• **AIM OF THE EXERCISE**
Return all of the data exactly, with nothing left out but the pictures.

Entries with chart source code:
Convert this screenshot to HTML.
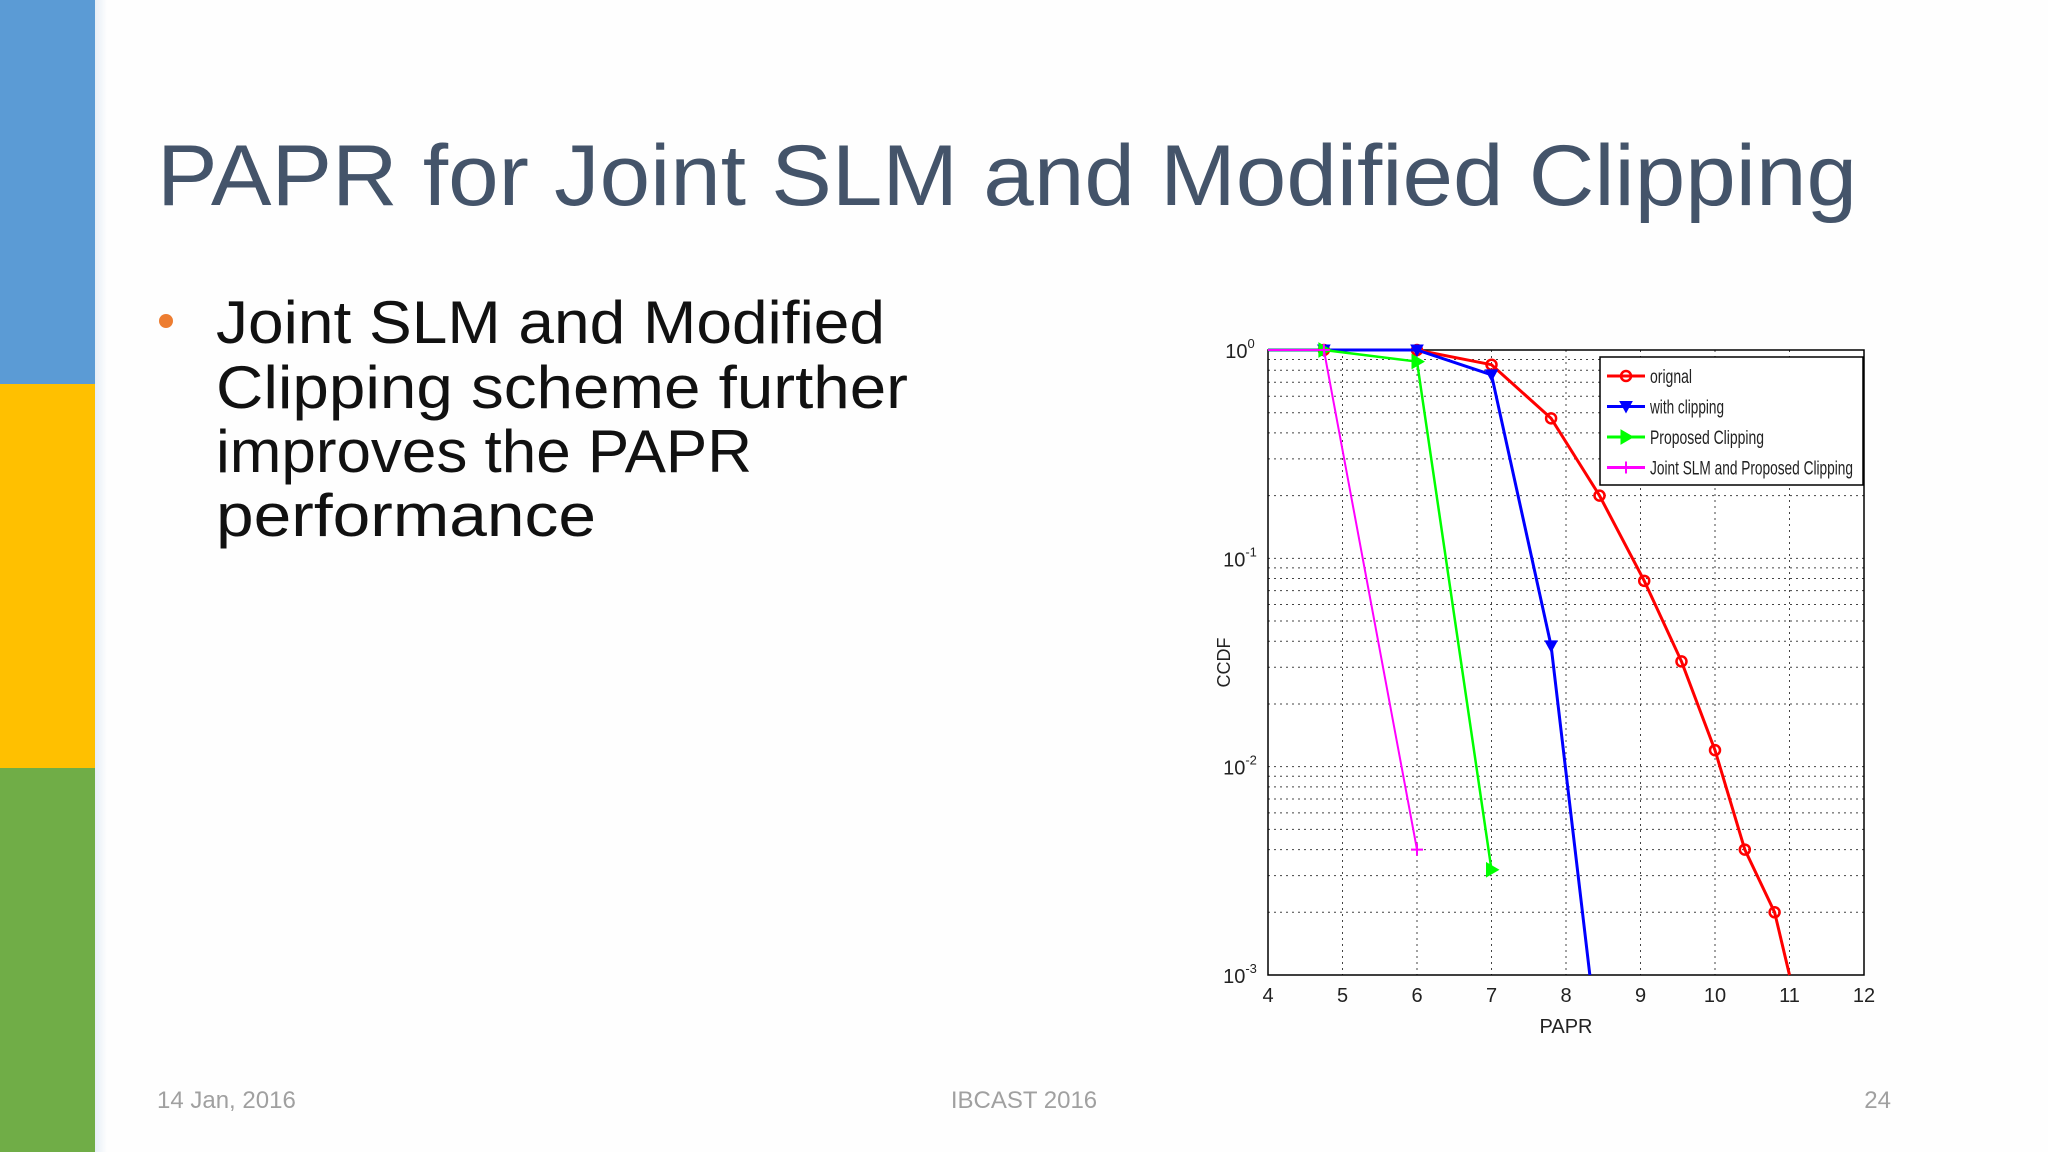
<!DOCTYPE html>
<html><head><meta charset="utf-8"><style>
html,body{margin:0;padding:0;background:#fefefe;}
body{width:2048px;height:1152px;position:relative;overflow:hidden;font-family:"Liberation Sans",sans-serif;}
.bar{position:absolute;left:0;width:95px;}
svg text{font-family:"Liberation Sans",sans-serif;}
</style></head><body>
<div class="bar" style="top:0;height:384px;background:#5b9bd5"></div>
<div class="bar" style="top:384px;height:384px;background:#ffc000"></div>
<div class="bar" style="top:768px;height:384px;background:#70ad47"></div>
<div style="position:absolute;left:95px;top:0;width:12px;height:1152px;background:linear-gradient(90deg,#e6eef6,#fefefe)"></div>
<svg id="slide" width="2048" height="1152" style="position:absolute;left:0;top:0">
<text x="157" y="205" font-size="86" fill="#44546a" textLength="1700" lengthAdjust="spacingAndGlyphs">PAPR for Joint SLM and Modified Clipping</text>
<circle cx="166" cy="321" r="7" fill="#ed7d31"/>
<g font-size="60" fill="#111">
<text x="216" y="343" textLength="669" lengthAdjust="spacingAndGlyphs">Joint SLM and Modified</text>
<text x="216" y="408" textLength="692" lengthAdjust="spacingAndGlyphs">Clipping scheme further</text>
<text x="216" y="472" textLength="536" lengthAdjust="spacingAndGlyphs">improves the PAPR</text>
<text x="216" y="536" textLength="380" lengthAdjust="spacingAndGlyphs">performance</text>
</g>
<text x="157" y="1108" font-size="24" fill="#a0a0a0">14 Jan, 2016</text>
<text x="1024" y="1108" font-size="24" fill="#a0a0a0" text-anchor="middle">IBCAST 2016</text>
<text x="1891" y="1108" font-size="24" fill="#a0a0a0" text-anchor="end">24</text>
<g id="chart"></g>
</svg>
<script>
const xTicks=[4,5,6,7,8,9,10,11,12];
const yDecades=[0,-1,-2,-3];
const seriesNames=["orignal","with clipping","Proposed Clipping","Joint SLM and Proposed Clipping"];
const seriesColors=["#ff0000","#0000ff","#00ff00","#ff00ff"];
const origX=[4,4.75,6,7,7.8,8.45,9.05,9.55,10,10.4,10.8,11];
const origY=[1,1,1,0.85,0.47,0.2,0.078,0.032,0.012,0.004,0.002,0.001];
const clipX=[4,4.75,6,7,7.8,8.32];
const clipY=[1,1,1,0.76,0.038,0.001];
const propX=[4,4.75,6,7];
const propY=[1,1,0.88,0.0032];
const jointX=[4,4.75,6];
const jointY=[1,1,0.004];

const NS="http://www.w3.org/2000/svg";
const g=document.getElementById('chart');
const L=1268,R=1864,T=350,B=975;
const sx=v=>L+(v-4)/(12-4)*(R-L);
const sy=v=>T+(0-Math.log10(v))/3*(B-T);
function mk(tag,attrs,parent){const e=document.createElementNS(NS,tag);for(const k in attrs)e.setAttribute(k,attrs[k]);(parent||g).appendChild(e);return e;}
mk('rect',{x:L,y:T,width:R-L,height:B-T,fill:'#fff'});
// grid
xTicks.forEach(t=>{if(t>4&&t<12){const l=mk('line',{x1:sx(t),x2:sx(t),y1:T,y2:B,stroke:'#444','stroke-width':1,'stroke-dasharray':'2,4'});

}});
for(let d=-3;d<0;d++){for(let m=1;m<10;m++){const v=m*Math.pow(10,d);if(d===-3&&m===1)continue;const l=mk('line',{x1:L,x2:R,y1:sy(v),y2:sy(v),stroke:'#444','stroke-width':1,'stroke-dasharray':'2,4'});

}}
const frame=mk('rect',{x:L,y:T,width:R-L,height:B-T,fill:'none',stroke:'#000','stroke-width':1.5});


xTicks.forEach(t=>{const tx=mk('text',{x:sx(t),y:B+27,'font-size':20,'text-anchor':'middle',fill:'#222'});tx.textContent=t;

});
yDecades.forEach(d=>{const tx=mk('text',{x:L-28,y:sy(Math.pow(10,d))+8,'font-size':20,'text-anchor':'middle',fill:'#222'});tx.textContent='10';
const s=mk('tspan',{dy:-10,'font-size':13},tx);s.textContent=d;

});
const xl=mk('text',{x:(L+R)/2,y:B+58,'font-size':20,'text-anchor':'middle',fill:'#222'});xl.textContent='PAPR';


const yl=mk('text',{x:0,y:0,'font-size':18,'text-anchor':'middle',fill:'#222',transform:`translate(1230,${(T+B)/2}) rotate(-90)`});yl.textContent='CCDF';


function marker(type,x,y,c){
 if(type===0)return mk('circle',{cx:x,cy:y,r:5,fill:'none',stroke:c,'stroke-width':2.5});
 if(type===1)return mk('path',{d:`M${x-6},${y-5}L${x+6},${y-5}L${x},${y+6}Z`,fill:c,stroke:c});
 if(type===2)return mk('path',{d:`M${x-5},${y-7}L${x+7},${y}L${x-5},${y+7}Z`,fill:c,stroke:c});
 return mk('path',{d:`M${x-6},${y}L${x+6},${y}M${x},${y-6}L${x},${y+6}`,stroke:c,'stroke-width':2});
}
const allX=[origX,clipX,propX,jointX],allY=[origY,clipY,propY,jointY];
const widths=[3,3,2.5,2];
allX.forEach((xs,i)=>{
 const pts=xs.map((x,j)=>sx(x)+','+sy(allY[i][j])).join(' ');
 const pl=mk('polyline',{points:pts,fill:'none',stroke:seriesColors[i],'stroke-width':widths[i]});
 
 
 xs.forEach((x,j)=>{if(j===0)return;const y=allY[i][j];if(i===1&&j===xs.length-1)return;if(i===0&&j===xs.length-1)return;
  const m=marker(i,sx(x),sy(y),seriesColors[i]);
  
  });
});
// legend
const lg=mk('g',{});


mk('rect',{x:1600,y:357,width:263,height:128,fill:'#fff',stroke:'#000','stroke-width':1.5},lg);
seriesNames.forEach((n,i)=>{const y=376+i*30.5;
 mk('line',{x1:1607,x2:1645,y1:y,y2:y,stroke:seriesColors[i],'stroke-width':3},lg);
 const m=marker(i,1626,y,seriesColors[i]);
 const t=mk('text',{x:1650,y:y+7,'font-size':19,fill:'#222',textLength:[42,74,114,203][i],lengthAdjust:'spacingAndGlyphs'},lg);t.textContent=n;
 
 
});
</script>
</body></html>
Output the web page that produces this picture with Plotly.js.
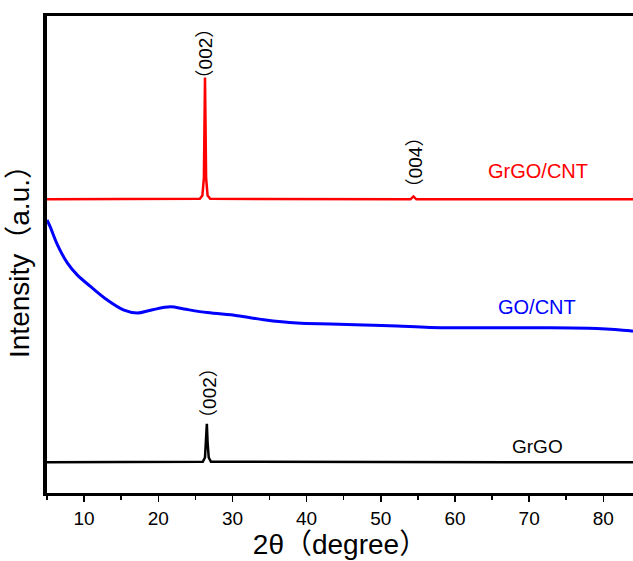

• **TASK RESPONSE**
Convert this screenshot to HTML.
<!DOCTYPE html>
<html><head><meta charset="utf-8"><style>
html,body{margin:0;padding:0;background:#fefefe;}
body{width:2048px;height:1152px;position:relative;overflow:hidden;font-family:"Liberation Sans",sans-serif;}
.bar{position:absolute;left:0;width:95px;}
svg text{font-family:"Liberation Sans",sans-serif;}
</style></head><body>
<div class="bar" style="top:0;height:384px;background:#5b9bd5"></div>
<div class="bar" style="top:384px;height:384px;background:#ffc000"></div>
<div class="bar" style="top:768px;height:384px;background:#70ad47"></div>
<div style="position:absolute;left:95px;top:0;width:12px;height:1152px;background:linear-gradient(90deg,#e6eef6,#fefefe)"></div>
<svg id="slide" width="2048" height="1152" style="position:absolute;left:0;top:0">
<text x="157" y="205" font-size="86" fill="#44546a" textLength="1700" lengthAdjust="spacingAndGlyphs">PAPR for Joint SLM and Modified Clipping</text>
<circle cx="166" cy="321" r="7" fill="#ed7d31"/>
<g font-size="60" fill="#111">
<text x="216" y="343" textLength="669" lengthAdjust="spacingAndGlyphs">Joint SLM and Modified</text>
<text x="216" y="408" textLength="692" lengthAdjust="spacingAndGlyphs">Clipping scheme further</text>
<text x="216" y="472" textLength="536" lengthAdjust="spacingAndGlyphs">improves the PAPR</text>
<text x="216" y="536" textLength="380" lengthAdjust="spacingAndGlyphs">performance</text>
</g>
<text x="157" y="1108" font-size="24" fill="#a0a0a0">14 Jan, 2016</text>
<text x="1024" y="1108" font-size="24" fill="#a0a0a0" text-anchor="middle">IBCAST 2016</text>
<text x="1891" y="1108" font-size="24" fill="#a0a0a0" text-anchor="end">24</text>
<g id="chart"></g>
</svg>
<script>
const xTicks=[4,5,6,7,8,9,10,11,12];
const yDecades=[0,-1,-2,-3];
const seriesNames=["orignal","with clipping","Proposed Clipping","Joint SLM and Proposed Clipping"];
const seriesColors=["#ff0000","#0000ff","#00ff00","#ff00ff"];
const origX=[4,4.75,6,7,7.8,8.45,9.05,9.55,10,10.4,10.8,11];
const origY=[1,1,1,0.85,0.47,0.2,0.078,0.032,0.012,0.004,0.002,0.001];
const clipX=[4,4.75,6,7,7.8,8.32];
const clipY=[1,1,1,0.76,0.038,0.001];
const propX=[4,4.75,6,7];
const propY=[1,1,0.88,0.0032];
const jointX=[4,4.75,6];
const jointY=[1,1,0.004];

const NS="http://www.w3.org/2000/svg";
const g=document.getElementById('chart');
const L=1268,R=1864,T=350,B=975;
const sx=v=>L+(v-4)/(12-4)*(R-L);
const sy=v=>T+(0-Math.log10(v))/3*(B-T);
function mk(tag,attrs,parent){const e=document.createElementNS(NS,tag);for(const k in attrs)e.setAttribute(k,attrs[k]);(parent||g).appendChild(e);return e;}
mk('rect',{x:L,y:T,width:R-L,height:B-T,fill:'#fff'});
// grid
xTicks.forEach(t=>{if(t>4&&t<12){const l=mk('line',{x1:sx(t),x2:sx(t),y1:T,y2:B,stroke:'#444','stroke-width':1,'stroke-dasharray':'2,4'});

}});
for(let d=-3;d<0;d++){for(let m=1;m<10;m++){const v=m*Math.pow(10,d);if(d===-3&&m===1)continue;const l=mk('line',{x1:L,x2:R,y1:sy(v),y2:sy(v),stroke:'#444','stroke-width':1,'stroke-dasharray':'2,4'});

}}
const frame=mk('rect',{x:L,y:T,width:R-L,height:B-T,fill:'none',stroke:'#000','stroke-width':1.5});


xTicks.forEach(t=>{const tx=mk('text',{x:sx(t),y:B+27,'font-size':20,'text-anchor':'middle',fill:'#222'});tx.textContent=t;

});
yDecades.forEach(d=>{const tx=mk('text',{x:L-28,y:sy(Math.pow(10,d))+8,'font-size':20,'text-anchor':'middle',fill:'#222'});tx.textContent='10';
const s=mk('tspan',{dy:-10,'font-size':13},tx);s.textContent=d;

});
const xl=mk('text',{x:(L+R)/2,y:B+58,'font-size':20,'text-anchor':'middle',fill:'#222'});xl.textContent='PAPR';


const yl=mk('text',{x:0,y:0,'font-size':18,'text-anchor':'middle',fill:'#222',transform:`translate(1230,${(T+B)/2}) rotate(-90)`});yl.textContent='CCDF';


function marker(type,x,y,c){
 if(type===0)return mk('circle',{cx:x,cy:y,r:5,fill:'none',stroke:c,'stroke-width':2.5});
 if(type===1)return mk('path',{d:`M${x-6},${y-5}L${x+6},${y-5}L${x},${y+6}Z`,fill:c,stroke:c});
 if(type===2)return mk('path',{d:`M${x-5},${y-7}L${x+7},${y}L${x-5},${y+7}Z`,fill:c,stroke:c});
 return mk('path',{d:`M${x-6},${y}L${x+6},${y}M${x},${y-6}L${x},${y+6}`,stroke:c,'stroke-width':2});
}
const allX=[origX,clipX,propX,jointX],allY=[origY,clipY,propY,jointY];
const widths=[3,3,2.5,2];
allX.forEach((xs,i)=>{
 const pts=xs.map((x,j)=>sx(x)+','+sy(allY[i][j])).join(' ');
 const pl=mk('polyline',{points:pts,fill:'none',stroke:seriesColors[i],'stroke-width':widths[i]});
 
 
 xs.forEach((x,j)=>{if(j===0)return;const y=allY[i][j];if(i===1&&j===xs.length-1)return;if(i===0&&j===xs.length-1)return;
  const m=marker(i,sx(x),sy(y),seriesColors[i]);
  
  });
});
// legend
const lg=mk('g',{});


mk('rect',{x:1600,y:357,width:263,height:128,fill:'#fff',stroke:'#000','stroke-width':1.5},lg);
seriesNames.forEach((n,i)=>{const y=376+i*30.5;
 mk('line',{x1:1607,x2:1645,y1:y,y2:y,stroke:seriesColors[i],'stroke-width':3},lg);
 const m=marker(i,1626,y,seriesColors[i]);
 const t=mk('text',{x:1650,y:y+7,'font-size':19,fill:'#222',textLength:[42,74,114,203][i],lengthAdjust:'spacingAndGlyphs'},lg);t.textContent=n;
 
 
});
</script>
</body></html>
Output the web page that produces this picture with Plotly.js.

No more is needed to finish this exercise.